Compared to Bernie Sanders, Trump’s Position on Free Trade Is Coherent and Logical.

Are you in favor of legalizing the 11 million undocumented immigrants in the US? Are you also against NAFTA and the TPP and other free trade agreements? If so, you (and the Bernie Sanders wing of the party) hold views that I find hard to reconcile. As for Donald Trump, he’s a logically consistent (if cruel) advocate for the interest of the white American working class, and he could give a fuck about anyone from anywhere else.

Let me explain.

One of the confounding things about the current political scene, both here and, as the Brexit vote demonstrates, in Europe as well, is the way traditional positions on trade and immigration have been scrambled. In Britain the Conservatives have fractured on Brexit, with the pro-trade, pro-globalization David Cameron now stepping down in favor of a more nativist alternative (possibly Boris Johnson). Similarly the current Republican party is split between the working class Trump wing and the Ryan/Bush business wing, which wants open markets and relatively open borders.

Clearly, in both countries the nativists are ascendant. And this ascendancy has elites on both sides of the pond tsk tsking and frowning about their less educated compatriots insularity and prejudice. The working class response? A giant middle finger, pointing to the three decades of conservative policies, beginning with Thatcher and Reagan, that have left the working class hollowed out and desperate.

A big part of the reason so many working class people have been attracted to Trump is that he has so few competitors in seeking their support. Both the GOP establishment and the New Democrats, who have controlled the party since Bill Clinton, reliably support free trade and immigration. The genius of Trump is that he saw this opening and took up the anti-immigrant, anti-trade torch, which, in some version or other, he has been promoting since the early 1990s.

But what interests me most here is the confusion about these issues on the American left.

For much of our modern history, big sections of the American left, particularly the labor unions, were against both free trade AND immigration. The reasoning is simple. Constricting the supply of labor (either through banning immigrants or raising tariffs on imported goods) reduces competition for American workers, and thus raises wages. This is why American labor unions have historically been anti-immigrant, both in the sense that they wanted to limit new immigrants, and in the way that they tended to exclude recent immigrants from their unions. But over the last few decades, labor has evolved on immigration, not least by supporting the Reagan-era immigration reform, which legalized 3 million undocumented immigrants. Since then, the position of the American left on immigration and trade has been less purely protectionist.

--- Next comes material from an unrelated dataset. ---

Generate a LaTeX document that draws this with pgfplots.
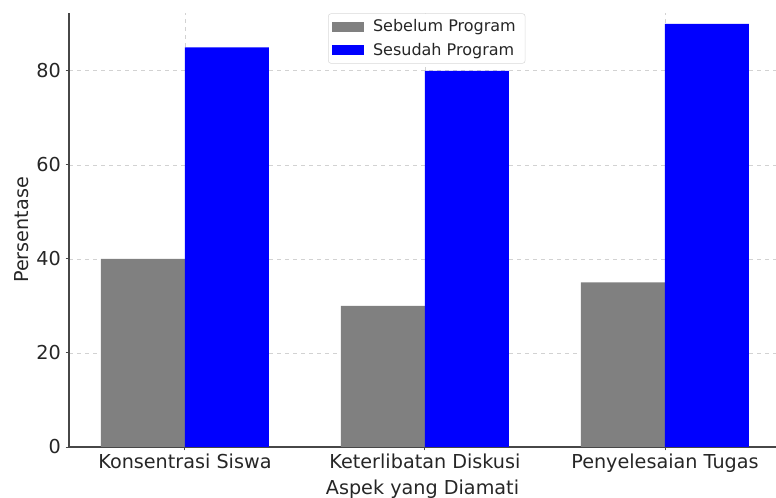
\documentclass[border=0pt]{standalone}
\usepackage{fontspec}
\setmainfont{DejaVu Sans}
\usepackage{pgfplots}
\pgfplotsset{compat=1.18}
\definecolor{txt}{HTML}{262626}
\begin{document}
\begin{tikzpicture}
\useasboundingbox (0,0) rectangle (582pt,373.5pt);
\clip (0,0) rectangle (582pt,373.5pt);
\begin{axis}[
  at={(51.75pt,38.25pt)}, anchor=south west,
  scale only axis, width=530.25pt, height=325.5pt,
  xmin=-0.483, xmax=2.4625, ymin=0, ymax=92.3,
  axis x line*=bottom, axis y line*=left,
  axis line style={txt!85, line width=0.9pt},
  xtick={0,1,2},
  xticklabels={Konsentrasi Siswa, Keterlibatan Diskusi, Penyelesaian Tugas},
  ytick={0,20,40,60,80},
  tick align=outside, major tick length=2.6pt,
  tick style={txt!85, line width=0.7pt},
  /pgf/number format/assume math mode=true,
  ticklabel style={font=\fontsize{14.4}{16}\selectfont, text=txt},
  xticklabel style={yshift=1pt},
  grid=major,
  major grid style={dashed, gray!35, line width=0.5pt},
  xlabel={Aspek yang Diamati}, ylabel={Persentase},
  label style={font=\fontsize{14.4}{16}\selectfont, text=txt},
  xlabel style={yshift=1pt},
  ylabel style={yshift=-1pt},
  legend style={at={(0.506,0.999)}, anchor=north, font=\fontsize{12}{14}\selectfont,
    text=txt, draw=gray!30, rounded corners=2pt, fill=white,
    inner xsep=3pt, inner ysep=2.5pt, row sep=3pt},
  legend cell align=left,
  legend image code/.code={\fill[#1, sharp corners] (0pt,-3.75pt) rectangle (23.5pt,3.75pt);},
  legend style={nodes={inner xsep=4pt}},
  legend style={/tikz/every odd column/.append style={column sep=3pt}},
]
\addplot[ybar, bar width=0.35, bar shift=-0.175, fill=gray, draw=none] coordinates {(0,40) (1,30) (2,35)};
\addplot[ybar, bar width=0.35, bar shift=0.175, fill=blue, draw=none] coordinates {(0,85) (1,80) (2,90)};
\legend{Sebelum Program, Sesudah Program}
\end{axis}
\end{tikzpicture}
\end{document}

And now, American progressives, while sharing Trump’s skepticism of NAFTA, the TPP, and other free trade deals, are vocally pro-immigration. Which is a bit confusing. After all, there’s something strange about a policy that says that we should welcome immigrants from Mexico and China who are seeking a better life, even when they violate our laws, but, at the same time, feel we have no duty whatever to help Mexicans and Chinese in their own countries just because they don’t, or can’t, make it to our shores. Because the truth is free trade has been good for developing countries. And I’ll get to that in a second.

But first, we should acknowledge that assessing the impact of free trade here in America is complicated. While most economists will tell you that, on balance, free trade is a net positive for Americans, they will also acknowledge that there are winners and losers. In America, the losers have been low-skilled factory workers who can’t possibly compete with the rock bottom wages that their overseas counterparts are willing to work for.

And while it‘s clearly no consolation at all for those workers who have lost factory jobs, free trade has created plenty of winners here, including workers who export goods and services that America excels at (financial products/software/ TV and movies/airplanes/agriculture). Additionally, because of the economic concept of comparative advantage (essentially the idea that countries ought to export things they’re especially good at and import things they’re less good at) free trade makes costs lower for all consumers — think of the prices at Old Navy.

But if free trade’s impact here in America is complicated, in Mexico and especially China, it’s been hugely beneficial. Indeed, the single most important and effective anti-poverty policy in the history of the world is the Chinese government’s post-Mao liberalization. These policies, which rely on free trade, have lifted hundreds of millions of people out of grinding, deadly poverty.

So how do progressives justify denying opportunity to Chinese in China and Mexicans in Mexico, just because of the accident of their birth? The best answer I can come up with has to do with the sanctity of borders. American politicians and the laws they design, have a duty to help those in America, even if they’ve just arrived or are here unlawfully, and have no duty to help those outside our borders.

But I’m not sure this answer withstands much scrutiny. After all, borders are artificial, arbitrary, and often drawn at the point of a sword. To put it plainly, borders are conservative, regressive instruments designed to help those lucky enough to reside on the right side of the line-certainly, this is how Trump and the Brexit advocates talk about them. But if you expand the circle to include not just Americans, but all humans, regardless of where they live, it’s hard not to conclude that free trade is a progressive instrument.